O Brasil se destacou por investir em políticas de fluoretação da água e distribuição de kits de higiene oral. Essas ações tiveram um grande impacto na redução das cáries e outras doenças bucais, especialmente entre crianças.
Avanços Tecnológicos e Científicos na Odontologia Brasileira
A odontologia brasileira passou a se destacar também no cenário internacional a partir da década de 1990, com um aumento expressivo na produção científica, inovação de materiais e formação de especialistas.
Biomateriais e Pesquisa Científica
O Brasil se tornou um dos países com maior produção científica odontológica no mundo, com destaque para áreas como:
- Implantodontia;
- Ortodontia;
- Estética dental;
- Periodontia e cirurgia oral.
Pesquisadores brasileiros têm contribuído significativamente para o desenvolvimento de biomateriais, resinas compostas, adesivos dentinários e técnicas minimamente invasivas.
Tecnologia Digital
Nos últimos anos, clínicas e universidades têm adotado tecnologias digitais, como scanners intraorais, CAD/CAM, impressoras 3D e radiografias digitais. O país passou a formar profissionais aptos a operar dentro dessa nova realidade digital, oferecendo tratamentos mais rápidos, precisos e confortáveis.
Mulheres na Odontologia Brasileira
A presença feminina na odontologia brasileira aumentou significativamente ao longo do século XX. Hoje, mais de 60% dos profissionais de odontologia no Brasil são mulheres, uma transformação que reflete mudanças culturais e a valorização da equidade de gênero na profissão.
Figuras como a professora Marília Buzalaf, pesquisadora reconhecida internacionalmente, mostram como as mulheres brasileiras têm contribuído para o avanço da ciência odontológica no país e no exterior.
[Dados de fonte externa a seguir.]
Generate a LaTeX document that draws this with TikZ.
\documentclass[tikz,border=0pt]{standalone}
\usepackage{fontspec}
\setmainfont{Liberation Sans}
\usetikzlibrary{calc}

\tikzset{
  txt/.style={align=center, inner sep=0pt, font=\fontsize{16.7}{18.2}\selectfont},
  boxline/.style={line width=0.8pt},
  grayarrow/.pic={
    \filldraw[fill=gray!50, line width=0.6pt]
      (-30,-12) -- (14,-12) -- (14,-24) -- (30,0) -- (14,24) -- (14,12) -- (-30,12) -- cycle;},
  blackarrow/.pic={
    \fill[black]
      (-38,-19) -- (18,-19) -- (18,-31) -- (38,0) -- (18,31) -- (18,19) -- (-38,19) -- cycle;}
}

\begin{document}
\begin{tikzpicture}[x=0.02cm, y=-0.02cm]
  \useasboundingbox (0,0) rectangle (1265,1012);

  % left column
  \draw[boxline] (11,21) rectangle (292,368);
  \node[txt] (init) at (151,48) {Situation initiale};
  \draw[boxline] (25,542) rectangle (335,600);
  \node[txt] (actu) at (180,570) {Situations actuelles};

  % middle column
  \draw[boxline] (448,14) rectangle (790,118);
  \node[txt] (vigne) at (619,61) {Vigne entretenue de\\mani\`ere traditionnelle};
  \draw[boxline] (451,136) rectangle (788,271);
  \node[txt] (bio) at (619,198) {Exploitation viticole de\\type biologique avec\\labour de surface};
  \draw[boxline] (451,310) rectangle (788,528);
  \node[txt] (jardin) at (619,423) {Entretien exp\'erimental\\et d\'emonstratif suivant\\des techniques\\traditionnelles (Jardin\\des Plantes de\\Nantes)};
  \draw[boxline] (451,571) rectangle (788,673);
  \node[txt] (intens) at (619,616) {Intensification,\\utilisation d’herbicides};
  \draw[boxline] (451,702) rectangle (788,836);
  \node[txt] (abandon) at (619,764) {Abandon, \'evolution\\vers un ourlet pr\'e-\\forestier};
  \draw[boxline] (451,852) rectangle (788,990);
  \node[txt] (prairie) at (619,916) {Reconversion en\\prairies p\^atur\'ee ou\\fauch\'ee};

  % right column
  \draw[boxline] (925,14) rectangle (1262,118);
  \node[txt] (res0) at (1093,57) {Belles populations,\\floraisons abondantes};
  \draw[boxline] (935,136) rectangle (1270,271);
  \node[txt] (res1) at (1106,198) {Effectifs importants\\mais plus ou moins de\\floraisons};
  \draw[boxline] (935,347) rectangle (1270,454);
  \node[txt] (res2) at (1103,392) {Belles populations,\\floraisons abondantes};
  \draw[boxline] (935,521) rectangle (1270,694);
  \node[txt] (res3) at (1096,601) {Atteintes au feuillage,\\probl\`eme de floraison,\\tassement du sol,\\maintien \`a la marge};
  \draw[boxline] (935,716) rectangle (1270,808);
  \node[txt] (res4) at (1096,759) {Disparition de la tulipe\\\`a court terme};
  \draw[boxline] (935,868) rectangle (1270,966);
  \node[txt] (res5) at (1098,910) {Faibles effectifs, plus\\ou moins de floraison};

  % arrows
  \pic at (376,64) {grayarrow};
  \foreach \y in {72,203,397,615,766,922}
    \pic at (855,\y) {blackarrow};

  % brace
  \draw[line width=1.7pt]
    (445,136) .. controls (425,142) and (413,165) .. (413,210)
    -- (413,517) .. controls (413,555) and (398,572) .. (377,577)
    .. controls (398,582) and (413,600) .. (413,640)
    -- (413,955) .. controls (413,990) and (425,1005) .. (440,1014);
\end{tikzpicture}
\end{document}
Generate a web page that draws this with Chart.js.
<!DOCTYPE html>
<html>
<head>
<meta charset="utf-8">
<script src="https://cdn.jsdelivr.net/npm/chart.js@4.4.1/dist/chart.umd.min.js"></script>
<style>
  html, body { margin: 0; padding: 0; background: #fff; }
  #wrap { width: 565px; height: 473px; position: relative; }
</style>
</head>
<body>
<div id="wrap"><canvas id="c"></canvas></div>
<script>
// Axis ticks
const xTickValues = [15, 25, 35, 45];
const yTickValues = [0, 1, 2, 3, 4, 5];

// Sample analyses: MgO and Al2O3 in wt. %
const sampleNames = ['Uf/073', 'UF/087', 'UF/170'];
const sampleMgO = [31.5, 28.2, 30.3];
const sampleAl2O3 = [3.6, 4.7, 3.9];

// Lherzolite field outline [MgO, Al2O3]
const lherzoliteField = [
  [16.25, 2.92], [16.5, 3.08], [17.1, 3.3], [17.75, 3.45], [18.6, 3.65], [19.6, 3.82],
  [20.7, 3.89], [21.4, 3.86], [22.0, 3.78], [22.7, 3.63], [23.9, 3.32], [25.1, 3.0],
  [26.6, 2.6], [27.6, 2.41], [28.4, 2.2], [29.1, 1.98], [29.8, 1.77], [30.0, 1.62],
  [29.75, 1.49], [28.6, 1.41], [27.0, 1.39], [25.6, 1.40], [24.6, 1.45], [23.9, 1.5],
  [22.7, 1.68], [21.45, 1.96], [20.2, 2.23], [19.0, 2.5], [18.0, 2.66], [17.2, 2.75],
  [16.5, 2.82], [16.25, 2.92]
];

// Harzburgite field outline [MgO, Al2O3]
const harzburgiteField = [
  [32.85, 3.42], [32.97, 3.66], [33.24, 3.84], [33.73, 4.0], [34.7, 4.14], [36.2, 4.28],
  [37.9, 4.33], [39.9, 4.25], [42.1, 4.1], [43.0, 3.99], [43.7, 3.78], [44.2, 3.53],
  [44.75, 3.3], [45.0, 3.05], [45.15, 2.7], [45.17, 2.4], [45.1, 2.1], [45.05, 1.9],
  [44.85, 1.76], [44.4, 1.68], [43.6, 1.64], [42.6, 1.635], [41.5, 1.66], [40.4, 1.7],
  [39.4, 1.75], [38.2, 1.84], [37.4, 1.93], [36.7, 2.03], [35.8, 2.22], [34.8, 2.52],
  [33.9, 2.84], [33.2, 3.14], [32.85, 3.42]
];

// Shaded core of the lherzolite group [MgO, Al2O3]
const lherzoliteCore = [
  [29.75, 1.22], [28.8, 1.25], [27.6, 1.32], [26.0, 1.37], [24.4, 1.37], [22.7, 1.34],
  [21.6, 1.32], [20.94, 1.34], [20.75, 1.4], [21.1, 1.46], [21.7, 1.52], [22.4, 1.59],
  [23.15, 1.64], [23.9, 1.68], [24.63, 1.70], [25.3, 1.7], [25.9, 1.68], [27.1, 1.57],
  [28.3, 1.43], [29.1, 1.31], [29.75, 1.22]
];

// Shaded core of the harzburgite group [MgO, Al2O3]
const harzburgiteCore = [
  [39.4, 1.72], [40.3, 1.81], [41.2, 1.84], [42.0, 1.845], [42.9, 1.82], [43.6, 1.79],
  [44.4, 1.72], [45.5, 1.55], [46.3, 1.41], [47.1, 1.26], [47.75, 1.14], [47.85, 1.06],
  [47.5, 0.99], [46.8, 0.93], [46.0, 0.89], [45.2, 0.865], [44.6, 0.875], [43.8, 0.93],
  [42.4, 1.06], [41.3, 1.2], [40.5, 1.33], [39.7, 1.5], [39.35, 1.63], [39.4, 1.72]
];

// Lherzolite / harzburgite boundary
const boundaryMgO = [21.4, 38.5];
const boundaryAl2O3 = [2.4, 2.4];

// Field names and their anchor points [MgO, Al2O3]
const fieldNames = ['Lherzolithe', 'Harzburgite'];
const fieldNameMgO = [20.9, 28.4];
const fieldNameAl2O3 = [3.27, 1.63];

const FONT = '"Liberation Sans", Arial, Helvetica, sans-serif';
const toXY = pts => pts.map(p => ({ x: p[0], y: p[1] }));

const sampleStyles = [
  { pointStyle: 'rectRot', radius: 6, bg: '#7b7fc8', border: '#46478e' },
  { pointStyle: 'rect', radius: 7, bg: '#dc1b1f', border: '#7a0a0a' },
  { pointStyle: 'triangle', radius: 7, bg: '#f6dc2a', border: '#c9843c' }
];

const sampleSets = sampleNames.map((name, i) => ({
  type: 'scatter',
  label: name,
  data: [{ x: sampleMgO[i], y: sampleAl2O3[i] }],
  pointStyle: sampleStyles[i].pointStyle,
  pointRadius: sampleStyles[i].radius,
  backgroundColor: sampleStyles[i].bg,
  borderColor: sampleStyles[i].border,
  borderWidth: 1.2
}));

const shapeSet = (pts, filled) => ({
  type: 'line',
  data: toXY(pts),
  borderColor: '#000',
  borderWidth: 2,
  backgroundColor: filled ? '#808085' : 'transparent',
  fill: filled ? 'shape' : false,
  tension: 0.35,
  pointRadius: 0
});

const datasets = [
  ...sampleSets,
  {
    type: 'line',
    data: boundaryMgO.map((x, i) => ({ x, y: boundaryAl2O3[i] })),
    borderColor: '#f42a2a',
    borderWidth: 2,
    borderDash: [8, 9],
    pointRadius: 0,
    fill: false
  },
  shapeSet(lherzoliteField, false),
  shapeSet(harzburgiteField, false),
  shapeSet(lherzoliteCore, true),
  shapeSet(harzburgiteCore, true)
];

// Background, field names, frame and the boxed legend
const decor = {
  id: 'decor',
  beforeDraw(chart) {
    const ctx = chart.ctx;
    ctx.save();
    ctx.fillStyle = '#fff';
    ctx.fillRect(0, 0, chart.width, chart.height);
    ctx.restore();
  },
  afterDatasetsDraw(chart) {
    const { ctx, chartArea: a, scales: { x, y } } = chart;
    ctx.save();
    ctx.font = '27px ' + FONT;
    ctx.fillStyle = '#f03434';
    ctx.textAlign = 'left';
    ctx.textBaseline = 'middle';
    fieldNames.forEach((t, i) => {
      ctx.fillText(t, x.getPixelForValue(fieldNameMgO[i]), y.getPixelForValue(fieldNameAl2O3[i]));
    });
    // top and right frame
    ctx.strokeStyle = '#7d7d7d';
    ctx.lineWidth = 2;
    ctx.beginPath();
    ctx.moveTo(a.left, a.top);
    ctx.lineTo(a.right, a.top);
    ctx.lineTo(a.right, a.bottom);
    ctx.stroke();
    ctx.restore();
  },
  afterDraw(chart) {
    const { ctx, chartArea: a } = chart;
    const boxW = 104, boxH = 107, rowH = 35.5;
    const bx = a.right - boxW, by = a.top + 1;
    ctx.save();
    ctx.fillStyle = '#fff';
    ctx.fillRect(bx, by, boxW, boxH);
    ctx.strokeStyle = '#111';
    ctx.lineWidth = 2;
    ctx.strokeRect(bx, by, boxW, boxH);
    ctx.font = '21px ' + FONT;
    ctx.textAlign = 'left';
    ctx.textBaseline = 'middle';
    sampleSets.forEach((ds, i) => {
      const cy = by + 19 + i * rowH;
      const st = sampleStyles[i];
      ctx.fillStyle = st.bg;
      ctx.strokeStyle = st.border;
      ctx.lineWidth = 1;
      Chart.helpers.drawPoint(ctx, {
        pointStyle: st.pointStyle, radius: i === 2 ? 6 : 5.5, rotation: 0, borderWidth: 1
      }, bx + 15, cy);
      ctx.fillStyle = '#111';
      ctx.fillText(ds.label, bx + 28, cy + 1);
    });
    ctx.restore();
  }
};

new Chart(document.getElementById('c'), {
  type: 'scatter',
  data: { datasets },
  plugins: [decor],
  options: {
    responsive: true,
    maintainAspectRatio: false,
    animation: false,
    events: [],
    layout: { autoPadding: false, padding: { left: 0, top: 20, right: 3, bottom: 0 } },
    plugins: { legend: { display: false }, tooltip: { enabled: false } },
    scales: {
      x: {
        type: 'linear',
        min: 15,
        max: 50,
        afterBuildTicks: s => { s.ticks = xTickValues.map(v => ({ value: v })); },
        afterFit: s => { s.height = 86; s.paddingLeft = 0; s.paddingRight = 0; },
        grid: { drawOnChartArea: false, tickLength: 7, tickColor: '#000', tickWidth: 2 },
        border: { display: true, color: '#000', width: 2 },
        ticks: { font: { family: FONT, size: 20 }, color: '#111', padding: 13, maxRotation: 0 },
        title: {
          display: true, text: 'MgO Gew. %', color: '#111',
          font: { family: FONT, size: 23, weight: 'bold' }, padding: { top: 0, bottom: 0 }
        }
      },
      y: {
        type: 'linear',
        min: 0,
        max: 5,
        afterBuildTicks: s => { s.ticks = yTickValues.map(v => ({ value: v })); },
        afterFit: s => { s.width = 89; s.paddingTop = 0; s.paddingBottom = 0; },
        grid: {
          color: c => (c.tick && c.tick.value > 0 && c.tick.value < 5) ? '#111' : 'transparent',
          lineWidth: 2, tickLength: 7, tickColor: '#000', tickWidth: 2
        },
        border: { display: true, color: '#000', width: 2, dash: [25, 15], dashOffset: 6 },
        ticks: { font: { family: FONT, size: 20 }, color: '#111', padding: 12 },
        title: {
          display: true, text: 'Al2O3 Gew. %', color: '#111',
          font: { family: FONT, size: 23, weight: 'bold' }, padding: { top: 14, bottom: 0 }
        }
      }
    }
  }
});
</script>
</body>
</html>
O Brasil como Referência Internacional
Atualmente, o Brasil é considerado um dos países mais avançados do mundo em odontologia. Isso se deve à combinação de:
- Excelência na formação acadêmica;
- Acesso a tecnologias modernas;
- Produção científica robusta;
- Presença de milhares de clínicas e consultórios bem equipados;
- Profissionais qualificados com alto nível técnico.
Além disso, o país é um dos líderes na área de turismo odontológico, atraindo pacientes de todo o mundo em busca de tratamentos de qualidade a preços competitivos.
A história da odontologia no Brasil é uma narrativa de progresso contínuo. De uma prática empírica, dolorosa e desorganizada nos tempos coloniais, evoluímos para uma odontologia de excelência, apoiada por bases científicas sólidas, instituições regulamentadoras e políticas públicas voltadas à promoção da saúde bucal.
A profissão de dentista, hoje, é símbolo de competência técnica, responsabilidade ética e contribuição social. Mais do que tratar dentes, o cirurgião-dentista moderno atua na prevenção, no diagnóstico precoce, na estética, no bem-estar e na qualidade de vida das pessoas.
A trajetória da odontologia brasileira continua sendo escrita por milhares de profissionais comprometidos com a ciência e com o ser humano — e que têm feito do Brasil uma referência internacional em cuidado e inovação na área.